Капитан достал из кармана пиджака трубку и сунул ее в уголок рта.
– Сколько людей ты потерял? – спросил он.
– Тридцать девять, – ответил офицер, продолжая осматривать свое детище. – Пятьдесят три нуждаются в медицинском осмотре. В основном... ожоги.
– Потери орудий?
– Тринадцать вышли из строя.
– Двигатели?
– Все шесть работают как часы.
Капитан нервно кашлянул. Потом нахмурился и с характерным звуком резко вынул трубку изо рта.
– Ты находишь это смешным, да? – Его зубы, казалось, скрипели от гнева. – Ты понимаешь, как дорого нам обошлась твоя выходка? Посмотри на себя! – Он схватился за перебинтованную руку офицера и дернул. Тот вскрикнул от боли, как годовалый ребенок. – Даже тебе, придурок, крыло подрезали, не говоря о сорока погибших!
– Я думал... – промямлил тот, чуть не плача от боли.

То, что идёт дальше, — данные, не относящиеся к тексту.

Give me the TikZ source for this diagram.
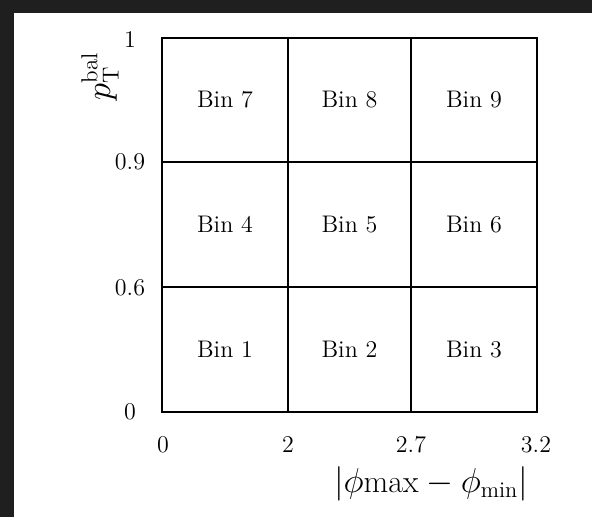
\documentclass[tikz,border=0pt]{standalone}
\usepackage{fontspec}
\begin{document}
\begin{tikzpicture}[x=0.5pt,y=-0.5pt,
  cell/.style={draw=black,line width=1.2pt,inner sep=0pt,font=\fontsize{12}{14}\selectfont},
  tick/.style={inner sep=0pt,font=\fontsize{12}{14}\selectfont},
  axlabel/.style={inner sep=0pt,font=\fontsize{16.5}{19}\selectfont}]
\useasboundingbox (0,0) rectangle (592,517);
\fill[black!88] (0,0) rectangle (592,517);
\fill[white] (14,13) rectangle (592,517);
% cells
\node[cell,minimum width=63pt,minimum height=62pt] (b7) at (225,100) {Bin 7};
\node[cell,minimum width=61.5pt,minimum height=62pt] (b8) at (349.5,100) {Bin 8};
\node[cell,minimum width=63pt,minimum height=62pt] (b9) at (474,100) {Bin 9};
\node[cell,minimum width=63pt,minimum height=62.5pt] (b4) at (225,224.5) {Bin 4};
\node[cell,minimum width=61.5pt,minimum height=62.5pt] (b5) at (349.5,224.5) {Bin 5};
\node[cell,minimum width=63pt,minimum height=62.5pt] (b6) at (474,224.5) {Bin 6};
\node[cell,minimum width=63pt,minimum height=62.5pt] (b1) at (225,349.5) {Bin 1};
\node[cell,minimum width=61.5pt,minimum height=62.5pt] (b2) at (349.5,349.5) {Bin 2};
\node[cell,minimum width=63pt,minimum height=62.5pt] (b3) at (474,349.5) {Bin 3};
% y ticks
\node[tick] (y1) at (130,40) {1};
\node[tick] (y09) at (130,162) {0.9};
\node[tick] (y06) at (130,288) {0.6};
\node[tick] (y0) at (130,412) {0};
% x ticks
\node[tick] (x0) at (163,445) {0};
\node[tick] (x2) at (288,445) {2};
\node[tick] (x27) at (411,445) {2.7};
\node[tick] (x32) at (536,445) {3.2};
% axis labels
\node[axlabel,font=\fontsize{16}{19}\selectfont] (xl) at (431,484) {$|\phi\mathrm{max}-\phi_{\mathrm{min}}|$};
\node[axlabel,rotate=90] (yl) at (100,76) {$p_{\mathrm{T}}^{\mathrm{bal}}$};
\end{tikzpicture}
\end{document}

– Что ты думал?! Что в одиночку справишься со всеми?– Капитан резко развернулся и хмуро добавил: – Поди прочь. Вместе со своей жестянкой. Только передай мне раненых и тех, кто не хочет воевать под твоим началом. Тебе можно доверить лишь мертвых. Они не будут против, если ты бросишься в атаку с превосходящими в десятки раз силами противника.
Офицер, потирая руку, развернулся к трапу и дрожащим голосом спросил:
– Что мне грозит?.. Казнь?..
– После расстыковки твоя жизнь будет принадлежать шести двигателям, – рассудительно и строго бросил капитан. Троица, стоящая за ним, с сомнением переглядывалась. Но сомнения тут же отпали, когда боевой аппарат с пронзительным скрипом накренился, покачну и дирижабль. Он не торопился выравниваться, и капитан, видя это, приказал:
– Передай мне людей. Живо!
Офицер обреченно кивнул и шагнул на трап. Но уже через секунду он остановился и бросил через плечо:
– А как же жизни тех, кто захочет со мной остаться?
– Не думаю, что из живых кто-то останется.